Il primo episodio è finito velocemente nel dimenticatoio anche se l’escalier è ancora lì fermo a gridare vendetta; il secondo è stato velocemente liquidato e chiuso dal nostro ministro dell’Interno Angelino Alfano, che sulla base di indagini di cui si sa poco, ha ufficialmente escluso tout court ogni ipotesi di dolo. In sostanza, quello che sarebbe emerso è che le immani devastazioni provocate dalle fiamme, che hanno reso inagibile l’area per settimane, costretto alla cancellazione un’infinità di voli con immensi disagi per gli utenti, serrato le vetrine delle grandi griffe e dei grandi brand del made in Italy, sarebbero state provocate da un piccolo condizionatore portatile. E’ una spiegazione che non soddisfa nessuno, visto che i soccorsi sono anche scattati immediatamente.

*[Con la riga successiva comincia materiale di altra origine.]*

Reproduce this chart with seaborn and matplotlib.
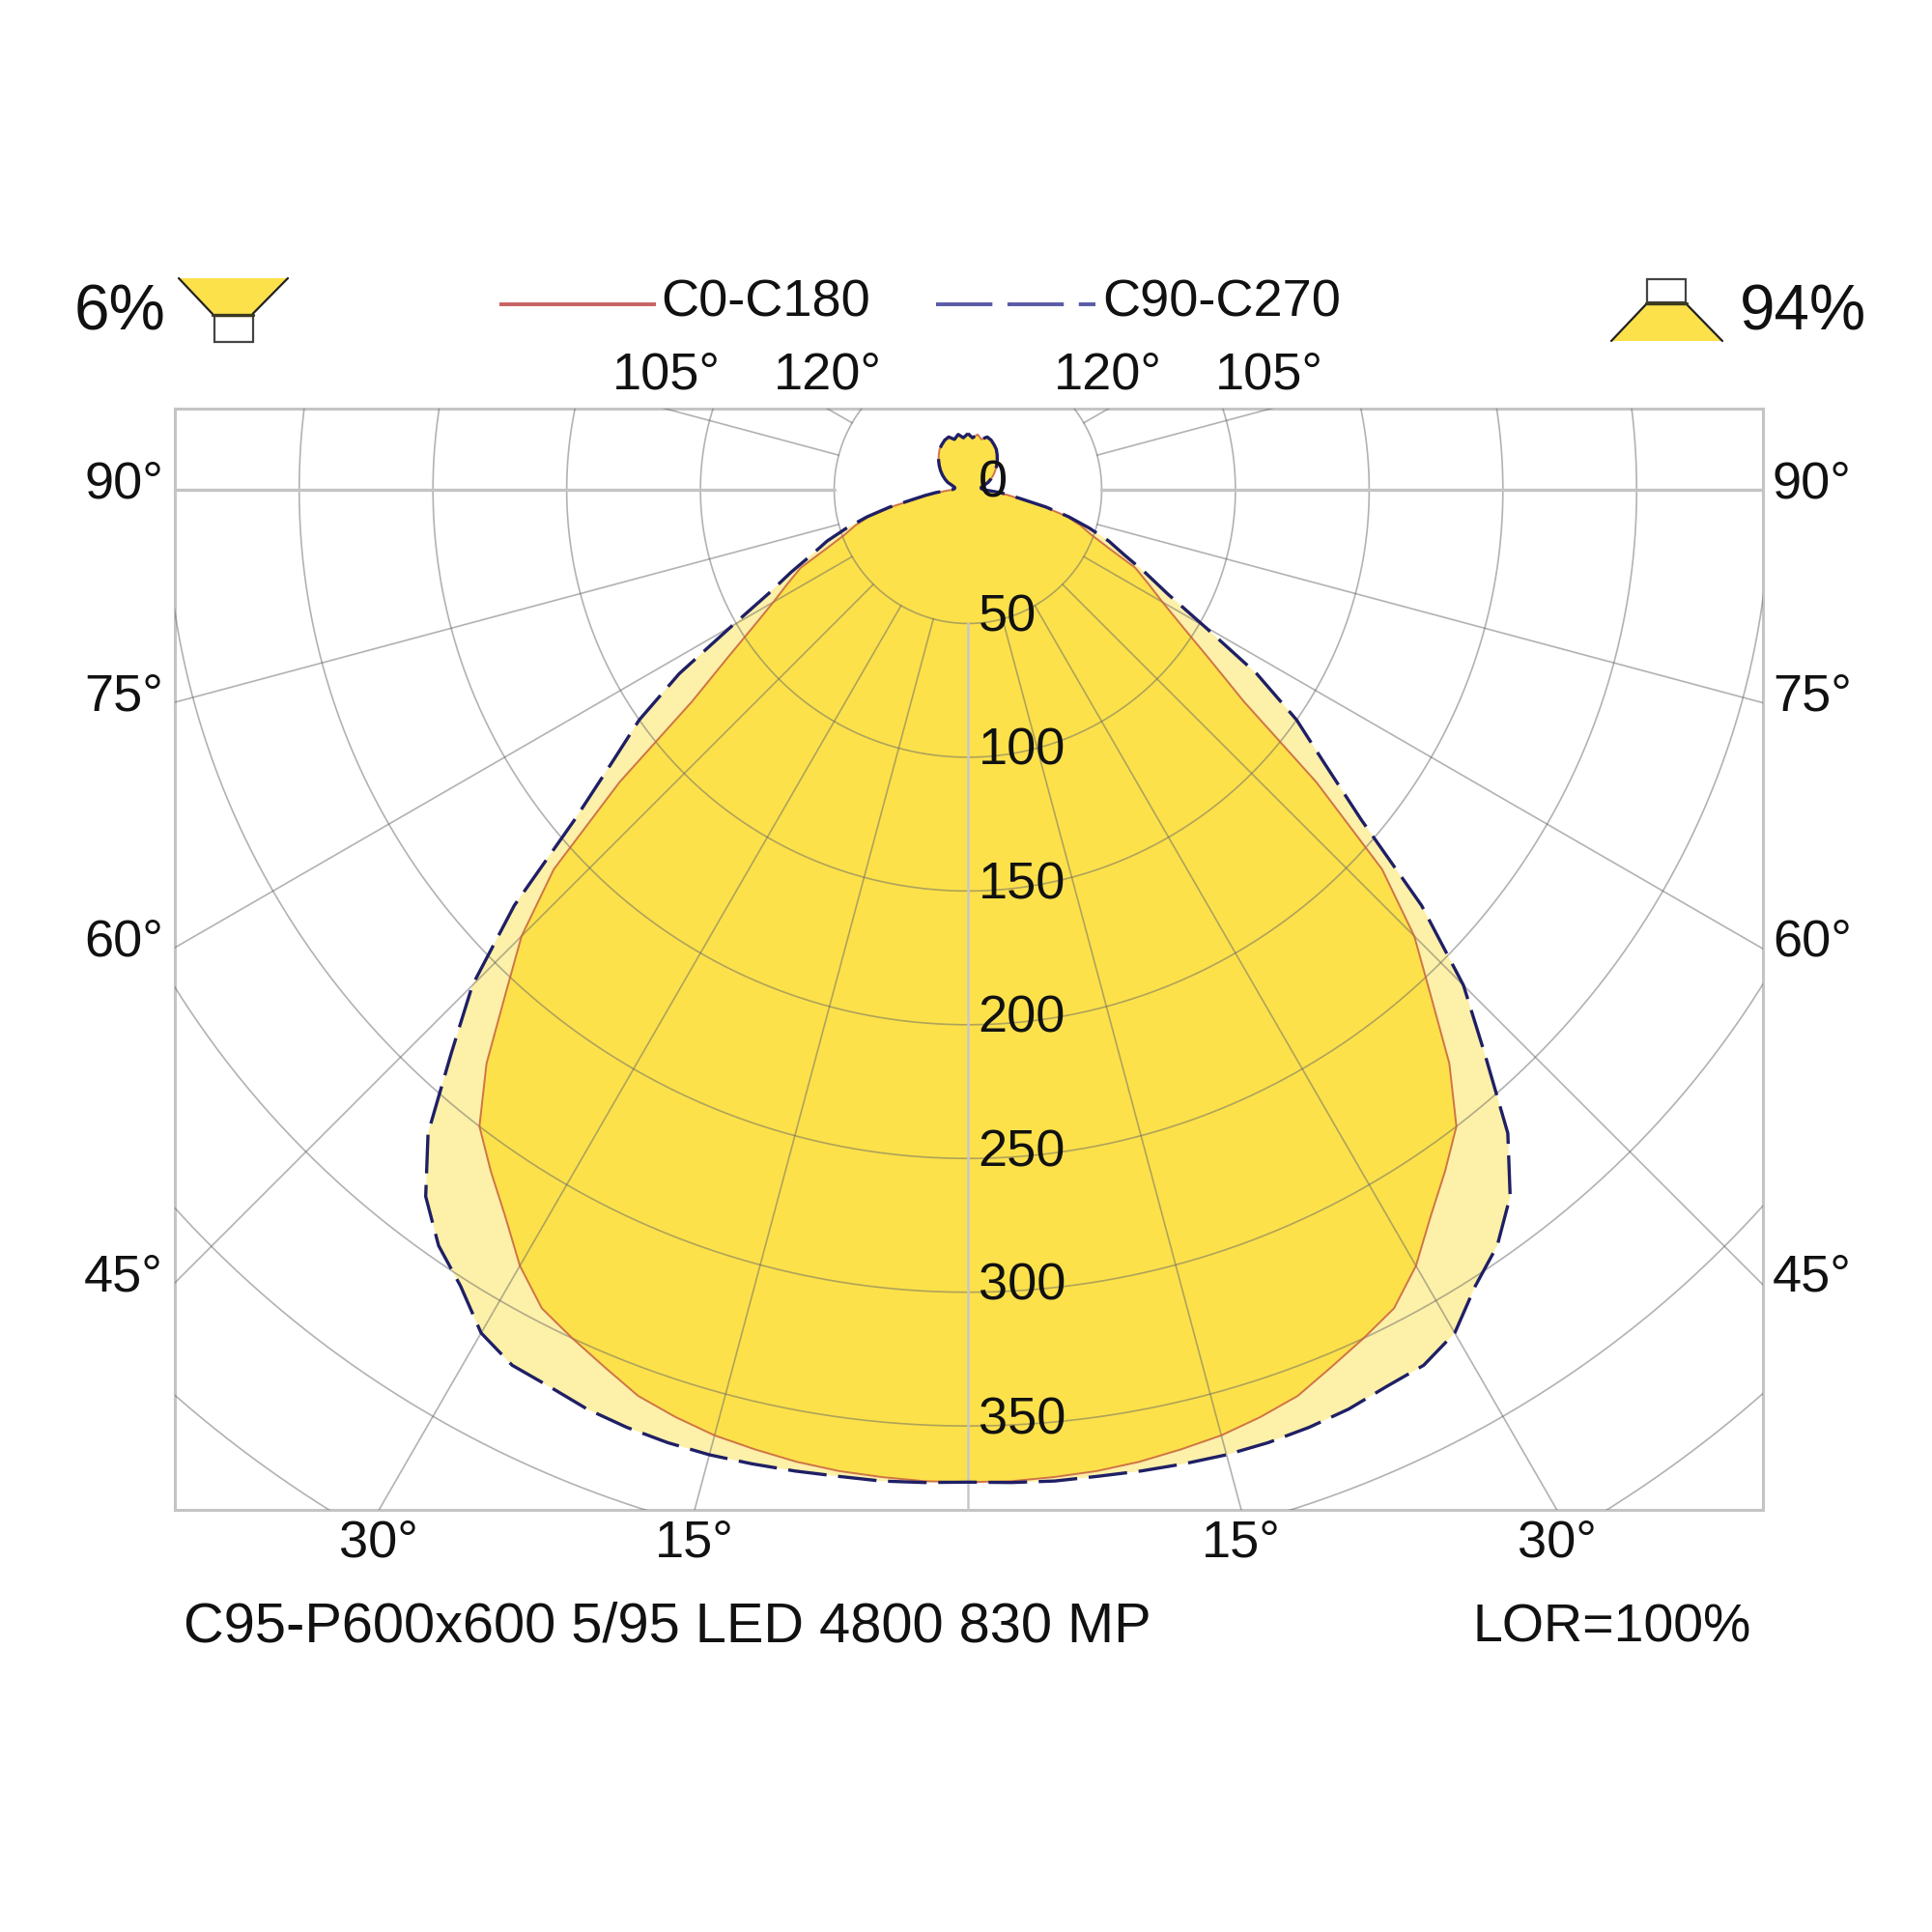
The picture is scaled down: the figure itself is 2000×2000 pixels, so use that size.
import numpy as np
import pandas as pd
import matplotlib
matplotlib.use("Agg")
import matplotlib.pyplot as plt
from matplotlib.patches import Polygon, Rectangle
import seaborn as sns

# ---------------- data (luminous intensity, cd/klm) ----------------
angles_deg = [0, 2.5, 5, 7.5, 10, 12.5, 15, 17.5, 20, 22.5, 25, 27.5, 30, 32.5, 35,
              37.5, 40, 42.5, 45, 47.5, 50, 52.5, 55, 57.5, 60, 62.5, 65, 67.5, 70,
              72.5, 75, 77.5, 80, 82.5, 85, 87.5, 90, 95, 100, 105, 110, 115, 120,
              125, 130, 135, 140, 145, 150, 155, 160, 165, 170, 175, 180]
c0_c180_cd = [371, 371, 370.5, 370, 369, 367.5, 366, 363.5, 360.5, 355, 350, 345, 335, 322, 311,
              300, 280, 256, 236, 210, 170, 130, 110, 95, 84, 76, 69, 57, 49,
              44, 38, 29, 20, 15, 11, 8, 6, 5, 5, 6, 8, 9.5, 11,
              12.5, 14, 15.5, 17, 18.5, 19.5, 20.5, 21, 19.5, 21, 19.5, 21]
c90_c270_cd = [371, 371.5, 372, 372, 372.5, 373, 373.5, 373.5, 373, 372, 370, 369, 364, 353, 345,
               333, 314, 286, 262, 230, 192, 168, 150, 128, 102, 84, 73, 63, 56,
               47.5, 39, 30, 21, 16, 12, 8, 6, 5, 5, 6, 8, 9.5, 11,
               12.5, 14, 15.5, 17, 18.5, 19.5, 20.5, 21, 19.5, 21, 19.5, 21]

circle_labels = [0, 50, 100, 150, 200, 250, 300, 350]
grid_circles = [50, 100, 150, 200, 250, 300, 350, 400, 450]
grid_angles = [15, 30, 45, 60, 75, 105, 120]
bottom_angle_labels = [15, 30]
side_angle_labels = [45, 60, 75, 90]
top_angle_labels = [105, 120]
legend_labels = ["C0-C180", "C90-C270"]
upward_share = "6%"
downward_share = "94%"
luminaire_name = "C95-P600x600 5/95 LED 4800 830 MP"
lor_text = "LOR=100%"

# ---------------- style ----------------
sns.set_theme(style="white")
plt.rcParams["font.family"] = ["Liberation Sans", "DejaVu Sans"]

STRONG = "#FCE14B"
PALE = "#FDF0A8"
RED = "#c8603e"
BLUE = "#1f1f66"
GRID = "#666666"
FRAME = "#c4c4c4"
FS = 19.5

# pixel layout helpers (figure 2000x2000 px)
PXCD = 2.769          # pixels per cd
CX, CY = 1002, 507    # pole of the diagram in pixels


def X(px):
    return (px - CX) / PXCD


def Y(py):
    return (CY - py) / PXCD


def profile(vals):
    a = np.array(angles_deg, float)
    v = np.array(vals, float)
    th = np.deg2rad(np.concatenate([-a[::-1], a[1:]]))
    r = np.concatenate([v[::-1], v[1:]])
    return r * np.sin(th), -r * np.cos(th)


fig = plt.figure(figsize=(10, 10), dpi=200, facecolor="white")
ax = fig.add_axes([181 / 2000, 1 - 1563.3 / 2000, 1644 / 2000, 1140 / 2000])
ax.set_facecolor("white")

x90, y90 = profile(c90_c270_cd)
x0, y0 = profile(c0_c180_cd)

# fills
ax.fill(x90, y90, color=PALE, lw=0, zorder=1)
ax.fill(x0, y0, color=STRONG, lw=0, zorder=2)

# grid circles
tt = np.linspace(0, 2 * np.pi, 1441)
for r in grid_circles:
    ax.plot(r * np.sin(tt), r * np.cos(tt), color=GRID, lw=0.6, alpha=0.5,
            zorder=3, solid_capstyle="butt")
# radial lines
for a in grid_angles:
    for s in (-1, 1):
        t = np.deg2rad(s * a)
        ax.plot([50 * np.sin(t), 800 * np.sin(t)], [-50 * np.cos(t), -800 * np.cos(t)],
                color=GRID, lw=0.6, alpha=0.5, zorder=3)
# main axes lines (0 and 90 deg)
ax.plot([50, 800], [0, 0], color=FRAME, lw=1.2, zorder=3.5)
ax.plot([-50, -800], [0, 0], color=FRAME, lw=1.2, zorder=3.5)
ax.plot([0, 0], [-50, -800], color="#c8c8c8", lw=0.9, zorder=3.5)

# curves
sns.lineplot(data=pd.DataFrame({"x": x0, "y": y0}), x="x", y="y", sort=False,
             estimator=None, color=RED, lw=0.7, alpha=0.85, ax=ax, zorder=4)
sns.lineplot(data=pd.DataFrame({"x": x90, "y": y90}), x="x", y="y", sort=False,
             estimator=None, color=BLUE, lw=1.2, linestyle=(0, (12, 3.6)), ax=ax, zorder=4.5)

xl = (X(181), X(1825))
yl = (Y(1563.3), Y(423.3))
ax.set_xlim(*xl)
ax.set_ylim(*yl)
ax.set_xticks([])
ax.set_yticks([])
ax.set_xlabel("")
ax.set_ylabel("")
for sp in ax.spines.values():
    sp.set_color(FRAME)
    sp.set_linewidth(1.1)
    sp.set_visible(True)

# circle value labels
for r in circle_labels:
    ax.text(3.8, -r + 2.2, f"{r}", ha="left", va="center", fontsize=FS,
            color="#111111", zorder=6)

# bottom angle labels
for a in bottom_angle_labels:
    xx = -yl[0] * np.tan(np.deg2rad(a))
    for s in (-1, 1):
        ax.text(s * xx, yl[0] - 12.3, f"{a}°", ha="center", va="center",
                fontsize=FS, color="#111111", clip_on=False)
# side angle labels
for a in side_angle_labels:
    yy = 0.0 if a == 90 else xl[0] / np.tan(np.deg2rad(a))
    ax.text(xl[0] - 4.3, yy + 2.0, f"{a}°", ha="right", va="center",
            fontsize=FS, color="#111111", clip_on=False)
    ax.text(xl[1] + 3.6, yy + 2.0, f"{a}°", ha="left", va="center",
            fontsize=FS, color="#111111", clip_on=False)
# top angle labels
for a in top_angle_labels:
    t = np.deg2rad(a)
    rr = yl[1] / (-np.cos(t))
    xx = rr * np.sin(t)
    for s in (-1, 1):
        ax.text(s * xx, 42.8, f"{a}°", ha="center", va="center",
                fontsize=FS, color="#111111", clip_on=False)

# legend
ax.plot([X(517), X(679)], [Y(315), Y(315)], color="#c86262", lw=1.4,
        clip_on=False, solid_capstyle="butt")
ax.text(X(684), Y(314), legend_labels[0], ha="left", va="center", fontsize=FS,
        color="#111111", clip_on=False)
ax.plot([X(969), X(1134)], [Y(315), Y(315)], color="#5a5aa6", lw=1.4,
        linestyle=(0, (15, 4)), clip_on=False)
ax.text(X(1141), Y(314), legend_labels[1], ha="left", va="center", fontsize=FS,
        color="#111111", clip_on=False)

# percentage labels
fig.text(124 / 2000, 1 - 324 / 2000, upward_share, ha="center", va="center",
         fontsize=23.6, color="#111111")
fig.text(1866 / 2000, 1 - 324 / 2000, downward_share, ha="center", va="center",
         fontsize=23.6, color="#111111")

# bottom texts
fig.text(190 / 2000, 1 - 1685 / 2000, luminaire_name, ha="left", va="center",
         fontsize=20.8, color="#111111")
fig.text(1813 / 2000, 1 - 1685 / 2000, lor_text, ha="right", va="center",
         fontsize=20, color="#111111")


# luminaire icons (figure pixel coordinates)
def fpts(pts):
    return [(px / 2000, 1 - py / 2000) for px, py in pts]


def fline(p1, p2, lw=0.8, color="#222222"):
    (a, b), (c, d) = fpts([p1, p2])
    fig.add_artist(plt.Line2D([a, c], [b, d], transform=fig.transFigure,
                              color=color, lw=lw))


# upward icon (left)
fig.add_artist(Polygon(fpts([(185, 288), (298, 288), (261.5, 325), (220, 325)]),
                       closed=True, transform=fig.transFigure, facecolor=STRONG,
                       edgecolor="none"))
fline((185, 288), (220, 325))
fline((298, 288), (261.5, 325))
fig.add_artist(Rectangle((222 / 2000, 1 - 354 / 2000), 39.5 / 2000, 27 / 2000,
                         transform=fig.transFigure, facecolor="white",
                         edgecolor="#444444", lw=0.8))
fline((220, 326), (262, 326), lw=1.2, color="#3a3a20")

# downward icon (right)
fig.add_artist(Rectangle((1705 / 2000, 1 - 313 / 2000), 40 / 2000, 24 / 2000,
                         transform=fig.transFigure, facecolor="white",
                         edgecolor="#444444", lw=0.8))
fig.add_artist(Polygon(fpts([(1705, 314), (1745, 314), (1783, 353), (1668, 353)]),
                       closed=True, transform=fig.transFigure, facecolor=STRONG,
                       edgecolor="none"))
fline((1705, 314), (1668, 353))
fline((1745, 314), (1783, 353))
fline((1704, 314), (1746, 314), lw=1.2, color="#3a3a20")

fig.savefig("out.png", dpi=200, facecolor="white")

Poi il fuoco di ieri, con la macchia mediterranea del litorale, che sembrerebbe il pretestuoso bersaglio. Un evento che non spiega però il misterioso e simultaneo surriscaldamento di una centralina elettrica all’interno dell’aeroporto e la serie di black out che ci hanno fatto fare agli occhi del mondo la figura di un paese straccione. Sul caso è intervenuto il premier Matteo Renzi, ma ad alzare più di tutti la voce è stato il sindaco di Fiumicino, Esterino Montini, che dice che vuole vederci chiaro e non si accontenta di spiegazioni che attribuiscono al caso ciò che è accaduto ancora una volta. La situazione è grave, molto grave. E a complicarla ci si è aggiunta anche l’Alitalia, che per i disagi provocati dall’incendio di maggio ha presentato un conto da 80 milioni di euro, minacciando di abbandonare lo scalo capitolino. Cosa che Easyjet ha peraltro già fatto. Senza fare dietrologia, ci chiediamo se non ci siano degli interessi politici ed economici dietro questi drammatici episodi. Del resto qualche tempo fa c’era qualcuno che progettava e sognava lo smantellamento definitivo di Leonardo Da Vinci e lo spostamento dell’ombelico del trasporto aereo italiano a Malpensa. Chissà, magari ci potrebbe essere qualche nostalgico. Ma una cosa è certa: non possiamo assistere impotenti e passivi allo smantellamento di una così importante infrastruttura. Né subirla in nome della sfiga o di qualunquistiche accuse di malagestione. Se lasciassimo decadere Fiumicino sarebbe ci sarebbero pesanti ricadute sull’economia non solo del territorio ma anche dell’Italia intera. Vogliono investire su Malpensa? Lo facciano: due aeroporti sono meglio di mezzo aeroporto.